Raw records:

[Start]

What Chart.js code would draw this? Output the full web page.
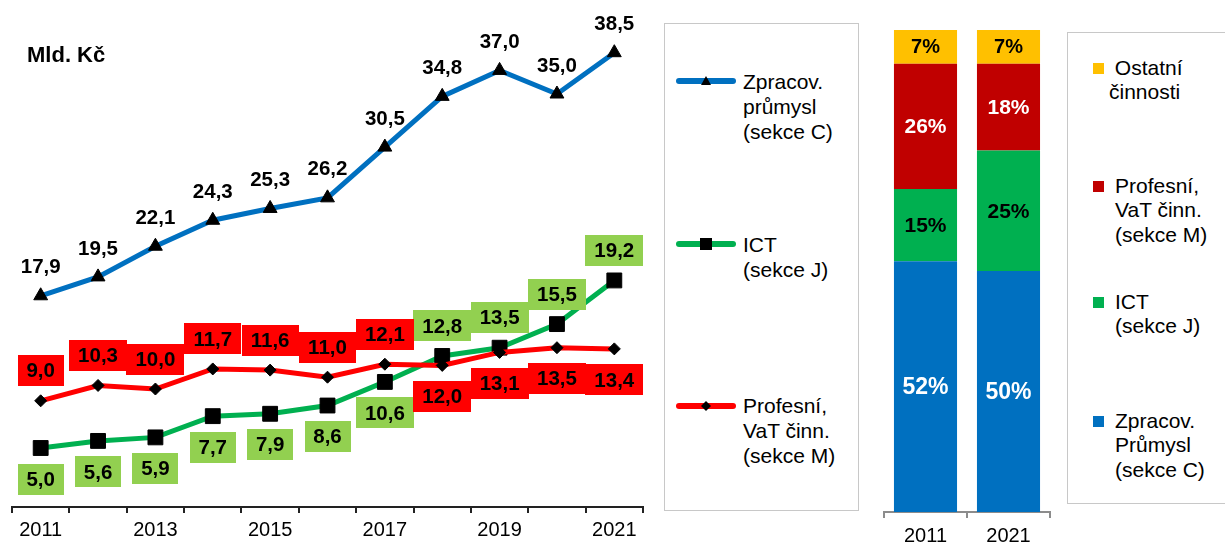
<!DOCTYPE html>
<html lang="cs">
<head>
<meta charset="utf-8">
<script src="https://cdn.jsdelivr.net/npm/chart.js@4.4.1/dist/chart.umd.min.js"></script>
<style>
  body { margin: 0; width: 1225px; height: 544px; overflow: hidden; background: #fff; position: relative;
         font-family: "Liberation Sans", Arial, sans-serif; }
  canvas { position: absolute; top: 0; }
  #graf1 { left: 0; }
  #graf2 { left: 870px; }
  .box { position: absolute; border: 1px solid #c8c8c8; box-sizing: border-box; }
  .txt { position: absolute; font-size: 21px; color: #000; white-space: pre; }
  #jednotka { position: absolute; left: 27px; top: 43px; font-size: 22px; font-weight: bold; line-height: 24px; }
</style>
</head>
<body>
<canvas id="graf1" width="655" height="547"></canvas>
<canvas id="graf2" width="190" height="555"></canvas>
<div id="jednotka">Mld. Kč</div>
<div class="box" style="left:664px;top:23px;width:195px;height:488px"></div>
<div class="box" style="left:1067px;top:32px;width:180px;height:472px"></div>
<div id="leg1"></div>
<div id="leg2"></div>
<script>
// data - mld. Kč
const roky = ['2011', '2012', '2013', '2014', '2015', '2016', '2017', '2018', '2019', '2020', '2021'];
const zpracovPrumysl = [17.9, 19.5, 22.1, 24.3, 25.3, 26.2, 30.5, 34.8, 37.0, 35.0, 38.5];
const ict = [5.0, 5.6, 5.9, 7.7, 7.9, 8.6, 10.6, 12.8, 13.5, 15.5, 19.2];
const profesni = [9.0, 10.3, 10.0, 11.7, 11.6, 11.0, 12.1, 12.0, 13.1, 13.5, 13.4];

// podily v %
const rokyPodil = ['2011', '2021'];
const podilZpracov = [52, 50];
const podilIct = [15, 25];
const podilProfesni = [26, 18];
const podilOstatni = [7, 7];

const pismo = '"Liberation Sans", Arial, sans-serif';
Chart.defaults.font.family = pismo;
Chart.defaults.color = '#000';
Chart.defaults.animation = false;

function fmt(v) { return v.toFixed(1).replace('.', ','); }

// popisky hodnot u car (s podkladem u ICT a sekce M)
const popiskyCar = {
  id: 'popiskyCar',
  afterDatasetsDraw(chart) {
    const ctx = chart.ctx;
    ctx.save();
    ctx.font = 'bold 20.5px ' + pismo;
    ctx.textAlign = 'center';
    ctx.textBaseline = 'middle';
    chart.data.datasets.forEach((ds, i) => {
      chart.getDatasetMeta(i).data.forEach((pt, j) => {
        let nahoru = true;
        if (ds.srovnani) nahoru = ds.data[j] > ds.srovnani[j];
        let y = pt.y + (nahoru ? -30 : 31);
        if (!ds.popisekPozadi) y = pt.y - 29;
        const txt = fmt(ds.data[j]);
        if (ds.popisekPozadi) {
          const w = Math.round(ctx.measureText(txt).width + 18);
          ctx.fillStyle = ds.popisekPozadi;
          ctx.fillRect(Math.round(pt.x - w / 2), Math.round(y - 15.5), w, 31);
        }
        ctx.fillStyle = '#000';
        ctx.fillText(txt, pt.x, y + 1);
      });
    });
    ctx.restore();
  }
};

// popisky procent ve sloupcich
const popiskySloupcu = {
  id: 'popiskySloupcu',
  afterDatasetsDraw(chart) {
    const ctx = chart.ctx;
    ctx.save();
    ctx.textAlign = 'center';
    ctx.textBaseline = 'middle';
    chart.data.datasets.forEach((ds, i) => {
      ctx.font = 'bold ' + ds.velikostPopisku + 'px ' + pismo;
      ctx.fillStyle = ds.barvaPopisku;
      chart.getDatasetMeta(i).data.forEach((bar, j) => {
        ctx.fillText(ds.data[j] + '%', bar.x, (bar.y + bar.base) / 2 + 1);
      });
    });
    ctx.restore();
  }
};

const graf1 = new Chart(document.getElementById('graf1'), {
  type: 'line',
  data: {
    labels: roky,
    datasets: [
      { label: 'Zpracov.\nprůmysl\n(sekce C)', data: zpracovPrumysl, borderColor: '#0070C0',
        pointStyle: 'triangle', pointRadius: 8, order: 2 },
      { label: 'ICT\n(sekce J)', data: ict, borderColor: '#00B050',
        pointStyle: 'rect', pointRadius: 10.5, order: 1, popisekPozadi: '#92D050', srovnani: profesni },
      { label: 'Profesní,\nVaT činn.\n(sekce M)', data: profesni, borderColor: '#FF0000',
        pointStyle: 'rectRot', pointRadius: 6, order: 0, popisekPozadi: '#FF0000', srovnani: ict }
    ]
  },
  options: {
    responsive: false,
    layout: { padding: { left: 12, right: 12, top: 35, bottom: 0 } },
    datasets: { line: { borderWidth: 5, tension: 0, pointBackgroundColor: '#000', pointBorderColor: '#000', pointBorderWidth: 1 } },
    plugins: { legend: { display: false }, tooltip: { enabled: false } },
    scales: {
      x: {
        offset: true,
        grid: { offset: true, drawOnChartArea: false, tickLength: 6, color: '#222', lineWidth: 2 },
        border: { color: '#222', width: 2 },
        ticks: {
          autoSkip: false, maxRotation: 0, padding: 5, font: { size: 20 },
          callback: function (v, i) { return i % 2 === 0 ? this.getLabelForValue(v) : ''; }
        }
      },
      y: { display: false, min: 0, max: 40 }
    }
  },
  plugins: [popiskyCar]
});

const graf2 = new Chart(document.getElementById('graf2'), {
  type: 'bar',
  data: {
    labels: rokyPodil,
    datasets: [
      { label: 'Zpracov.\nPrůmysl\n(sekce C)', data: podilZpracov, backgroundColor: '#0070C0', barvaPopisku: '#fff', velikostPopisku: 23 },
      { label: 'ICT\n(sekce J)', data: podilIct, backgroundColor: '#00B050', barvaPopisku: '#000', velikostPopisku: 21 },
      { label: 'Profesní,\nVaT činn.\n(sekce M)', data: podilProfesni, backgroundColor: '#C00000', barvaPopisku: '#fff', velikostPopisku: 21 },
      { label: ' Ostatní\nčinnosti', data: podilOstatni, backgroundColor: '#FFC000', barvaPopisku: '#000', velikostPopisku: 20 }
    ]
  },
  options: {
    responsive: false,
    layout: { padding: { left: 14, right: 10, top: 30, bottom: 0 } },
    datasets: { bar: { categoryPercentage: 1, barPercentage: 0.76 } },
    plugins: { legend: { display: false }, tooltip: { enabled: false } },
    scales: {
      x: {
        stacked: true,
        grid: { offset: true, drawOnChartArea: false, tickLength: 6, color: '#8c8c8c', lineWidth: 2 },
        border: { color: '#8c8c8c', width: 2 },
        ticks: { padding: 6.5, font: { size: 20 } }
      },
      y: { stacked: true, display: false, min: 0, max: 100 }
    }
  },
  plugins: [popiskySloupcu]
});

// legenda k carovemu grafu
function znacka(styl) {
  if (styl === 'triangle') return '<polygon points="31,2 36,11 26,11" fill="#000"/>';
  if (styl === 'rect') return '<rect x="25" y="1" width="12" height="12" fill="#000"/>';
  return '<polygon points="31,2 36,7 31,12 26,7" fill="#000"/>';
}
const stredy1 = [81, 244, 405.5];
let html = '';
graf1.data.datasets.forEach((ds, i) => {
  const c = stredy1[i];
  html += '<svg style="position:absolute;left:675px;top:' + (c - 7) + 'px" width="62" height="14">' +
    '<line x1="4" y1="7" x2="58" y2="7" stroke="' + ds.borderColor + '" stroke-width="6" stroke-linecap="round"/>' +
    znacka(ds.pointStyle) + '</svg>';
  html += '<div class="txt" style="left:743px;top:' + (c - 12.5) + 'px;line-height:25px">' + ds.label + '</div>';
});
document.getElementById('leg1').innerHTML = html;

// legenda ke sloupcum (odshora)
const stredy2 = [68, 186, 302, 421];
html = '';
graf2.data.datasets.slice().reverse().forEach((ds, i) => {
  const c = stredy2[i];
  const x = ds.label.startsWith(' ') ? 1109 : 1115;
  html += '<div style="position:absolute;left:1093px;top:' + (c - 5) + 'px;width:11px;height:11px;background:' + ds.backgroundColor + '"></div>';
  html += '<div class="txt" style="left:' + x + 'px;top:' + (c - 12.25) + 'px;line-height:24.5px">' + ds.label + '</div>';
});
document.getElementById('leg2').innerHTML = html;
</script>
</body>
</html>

[End]
[Start]

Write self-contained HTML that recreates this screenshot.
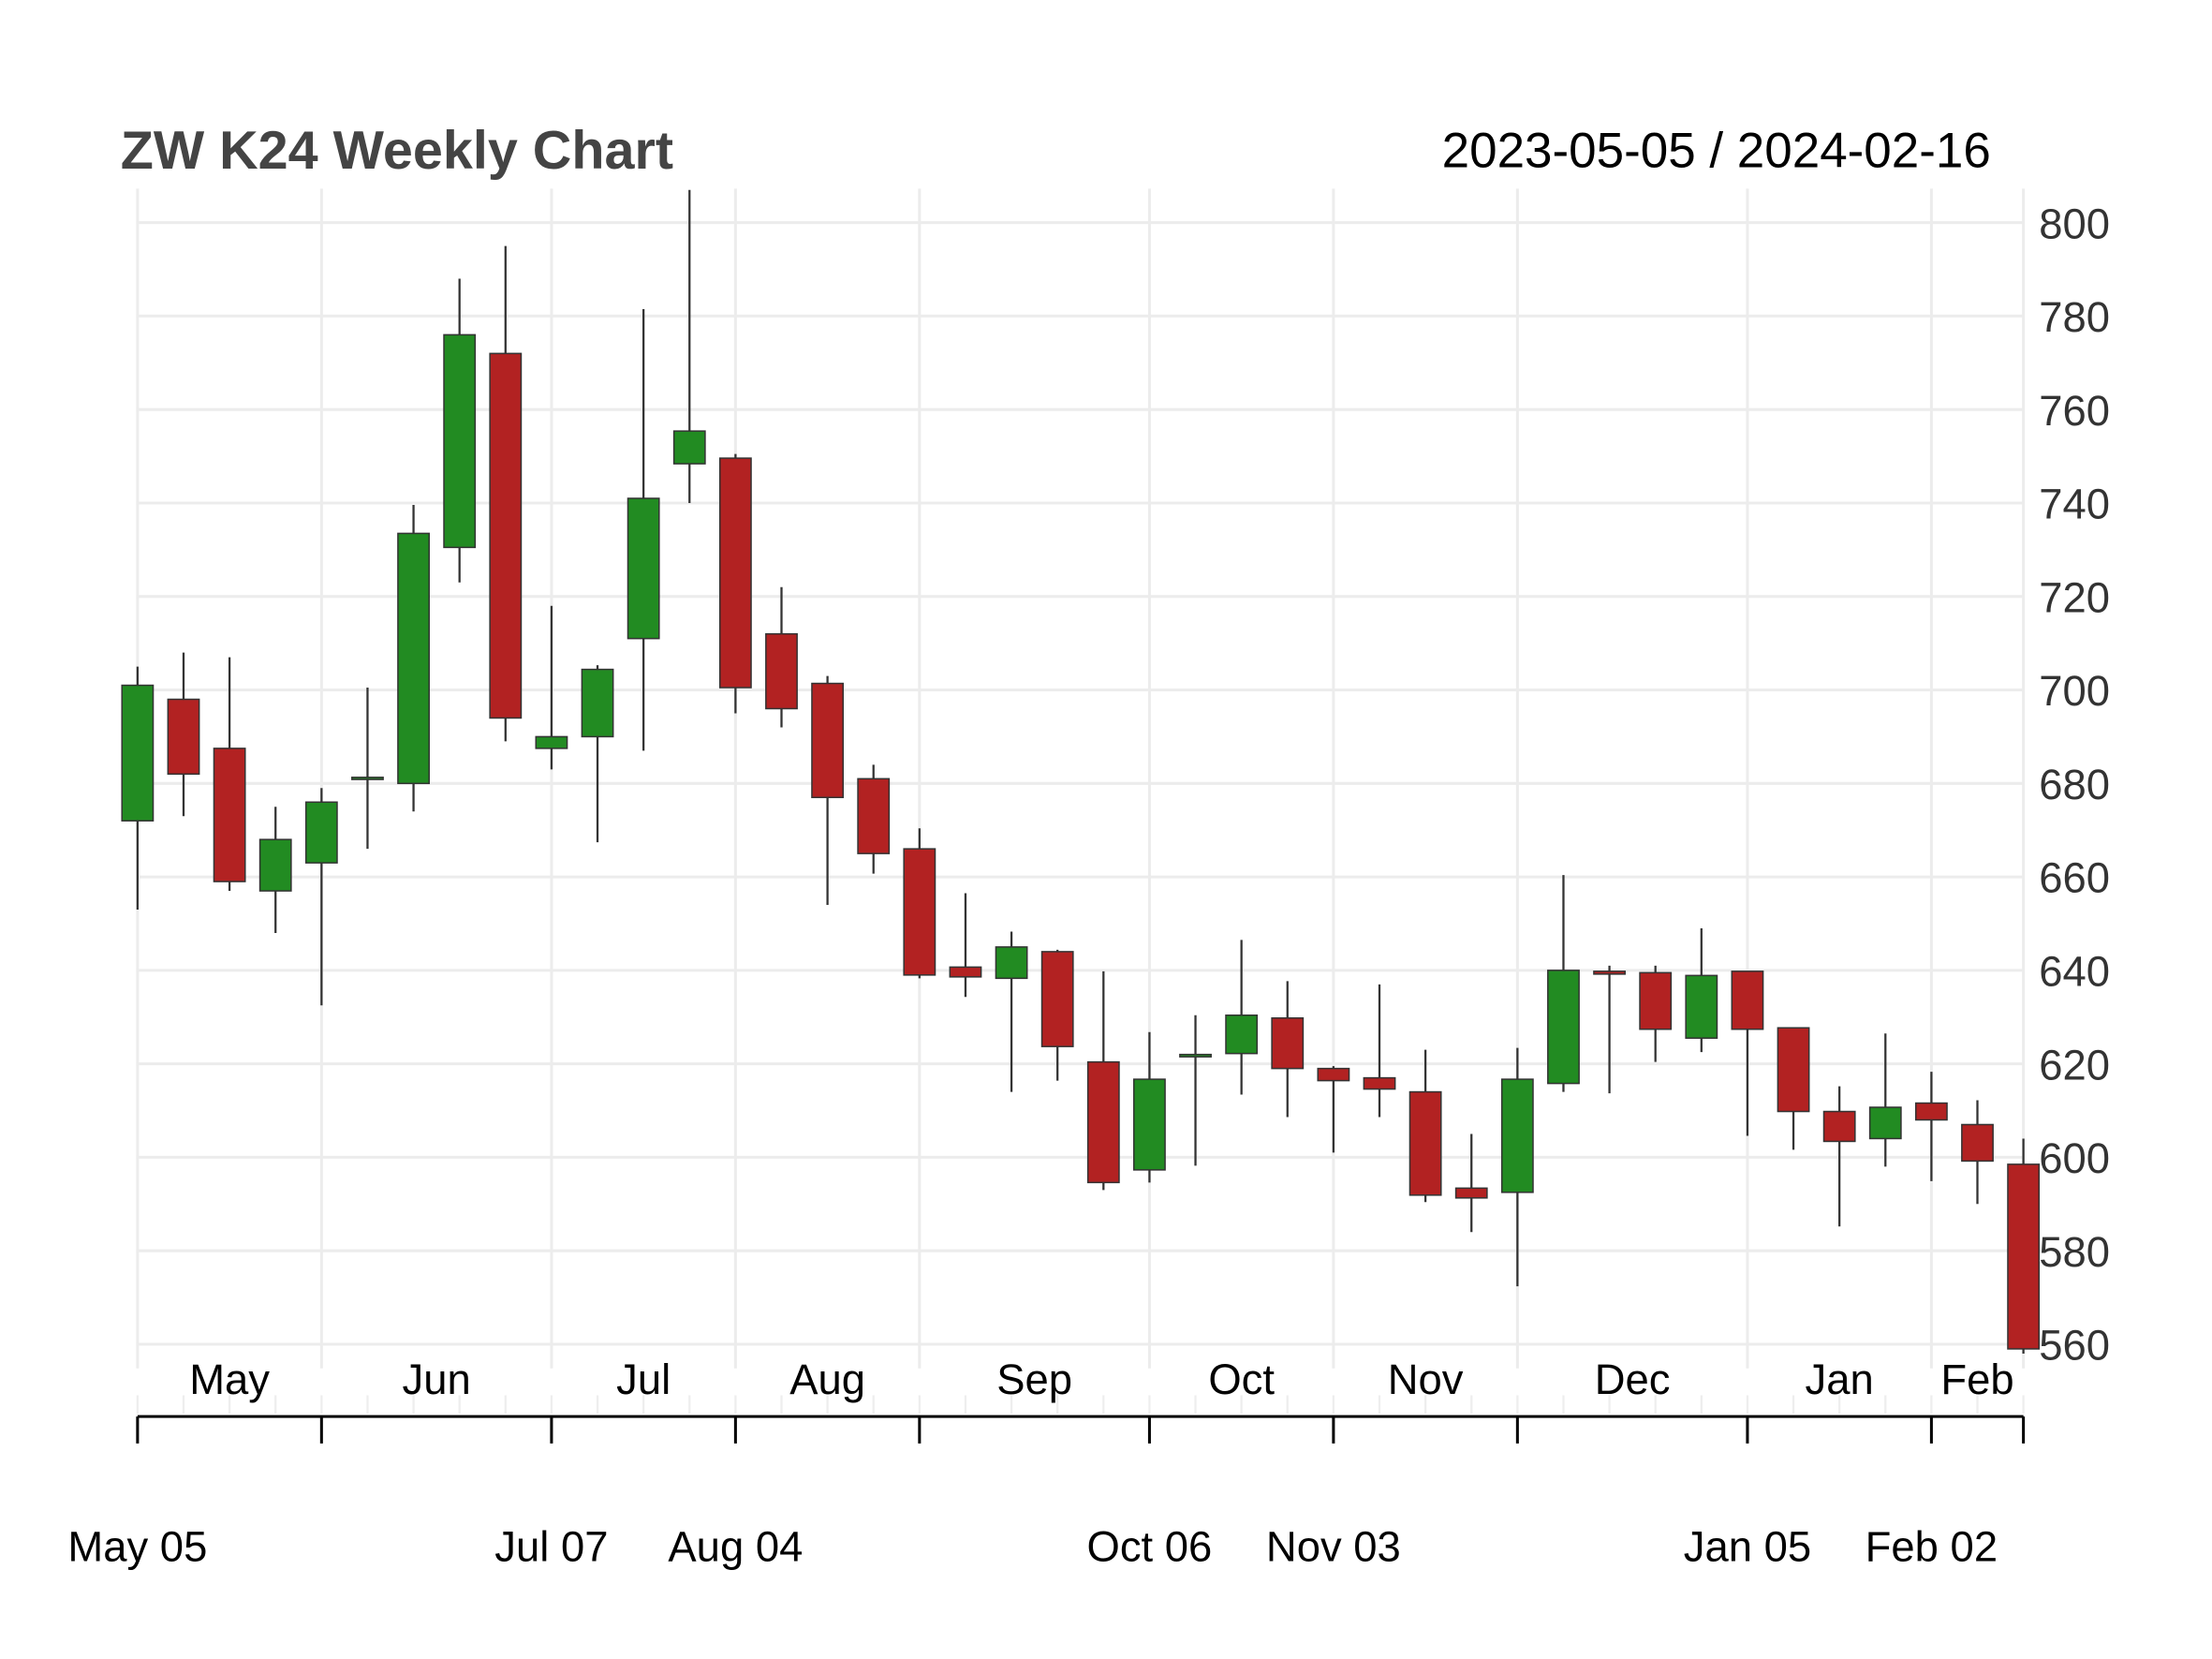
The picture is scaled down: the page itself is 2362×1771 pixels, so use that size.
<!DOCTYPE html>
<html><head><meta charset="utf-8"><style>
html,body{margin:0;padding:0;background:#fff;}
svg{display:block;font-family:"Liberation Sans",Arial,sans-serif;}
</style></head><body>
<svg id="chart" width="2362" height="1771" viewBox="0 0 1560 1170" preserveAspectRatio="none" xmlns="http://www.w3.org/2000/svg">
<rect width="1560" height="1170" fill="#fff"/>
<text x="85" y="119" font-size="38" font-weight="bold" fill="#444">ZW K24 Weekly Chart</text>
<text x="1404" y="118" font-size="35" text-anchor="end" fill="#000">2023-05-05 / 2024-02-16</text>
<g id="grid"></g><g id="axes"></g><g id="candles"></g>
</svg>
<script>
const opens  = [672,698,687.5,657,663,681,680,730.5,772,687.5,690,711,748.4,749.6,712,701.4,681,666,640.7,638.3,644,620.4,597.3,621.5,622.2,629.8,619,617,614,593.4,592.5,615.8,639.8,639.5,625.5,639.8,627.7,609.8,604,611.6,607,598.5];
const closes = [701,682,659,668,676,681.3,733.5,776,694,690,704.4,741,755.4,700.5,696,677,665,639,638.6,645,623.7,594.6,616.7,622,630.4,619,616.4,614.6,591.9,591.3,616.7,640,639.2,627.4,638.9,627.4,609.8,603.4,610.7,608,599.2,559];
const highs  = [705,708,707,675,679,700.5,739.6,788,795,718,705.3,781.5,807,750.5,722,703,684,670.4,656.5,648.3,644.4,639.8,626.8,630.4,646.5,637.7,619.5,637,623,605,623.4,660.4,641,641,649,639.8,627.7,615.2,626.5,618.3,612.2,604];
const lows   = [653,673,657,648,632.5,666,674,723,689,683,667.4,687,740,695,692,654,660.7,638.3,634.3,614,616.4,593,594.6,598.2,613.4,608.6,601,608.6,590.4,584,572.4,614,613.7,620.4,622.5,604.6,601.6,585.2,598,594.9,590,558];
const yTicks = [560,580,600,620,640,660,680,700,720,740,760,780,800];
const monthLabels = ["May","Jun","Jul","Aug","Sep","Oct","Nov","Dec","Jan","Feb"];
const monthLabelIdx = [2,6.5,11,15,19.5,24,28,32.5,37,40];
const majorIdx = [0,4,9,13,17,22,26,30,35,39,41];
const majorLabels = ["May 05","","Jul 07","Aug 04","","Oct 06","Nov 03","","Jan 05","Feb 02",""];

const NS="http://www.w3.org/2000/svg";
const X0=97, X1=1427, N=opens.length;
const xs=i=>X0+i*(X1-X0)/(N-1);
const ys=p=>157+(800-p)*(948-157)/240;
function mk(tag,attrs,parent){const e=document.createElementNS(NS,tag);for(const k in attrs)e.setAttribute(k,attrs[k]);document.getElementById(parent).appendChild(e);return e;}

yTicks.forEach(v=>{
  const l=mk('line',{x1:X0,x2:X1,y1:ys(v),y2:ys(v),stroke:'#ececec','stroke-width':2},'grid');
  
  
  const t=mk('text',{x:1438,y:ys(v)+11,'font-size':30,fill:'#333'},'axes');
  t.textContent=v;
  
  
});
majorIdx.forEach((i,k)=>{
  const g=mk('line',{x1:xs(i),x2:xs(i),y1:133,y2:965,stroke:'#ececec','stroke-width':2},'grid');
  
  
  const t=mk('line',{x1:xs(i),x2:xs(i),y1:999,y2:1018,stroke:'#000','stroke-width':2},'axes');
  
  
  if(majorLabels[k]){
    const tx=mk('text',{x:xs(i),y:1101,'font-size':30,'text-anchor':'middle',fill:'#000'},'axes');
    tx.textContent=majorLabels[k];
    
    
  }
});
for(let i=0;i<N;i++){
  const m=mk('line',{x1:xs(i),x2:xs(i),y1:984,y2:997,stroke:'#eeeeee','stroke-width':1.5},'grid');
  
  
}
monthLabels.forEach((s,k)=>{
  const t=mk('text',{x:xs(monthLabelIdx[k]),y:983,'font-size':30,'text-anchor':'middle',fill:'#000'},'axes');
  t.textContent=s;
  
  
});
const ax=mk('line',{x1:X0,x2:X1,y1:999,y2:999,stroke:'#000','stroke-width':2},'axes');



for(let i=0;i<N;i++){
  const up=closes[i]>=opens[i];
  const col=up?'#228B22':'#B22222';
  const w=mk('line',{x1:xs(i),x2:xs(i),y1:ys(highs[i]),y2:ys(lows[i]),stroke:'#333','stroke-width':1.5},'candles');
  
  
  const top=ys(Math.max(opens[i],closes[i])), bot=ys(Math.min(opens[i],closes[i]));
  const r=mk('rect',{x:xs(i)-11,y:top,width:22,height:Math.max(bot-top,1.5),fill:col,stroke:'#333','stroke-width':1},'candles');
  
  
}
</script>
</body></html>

[End]

_Problem statement_
Identify all lines where the word "that" shows up. Copy them.

_The solution_
Write self-contained HTML that recreates this screenshot.
The picture is scaled down: the page itself is 2362×1771 pixels, so use that size.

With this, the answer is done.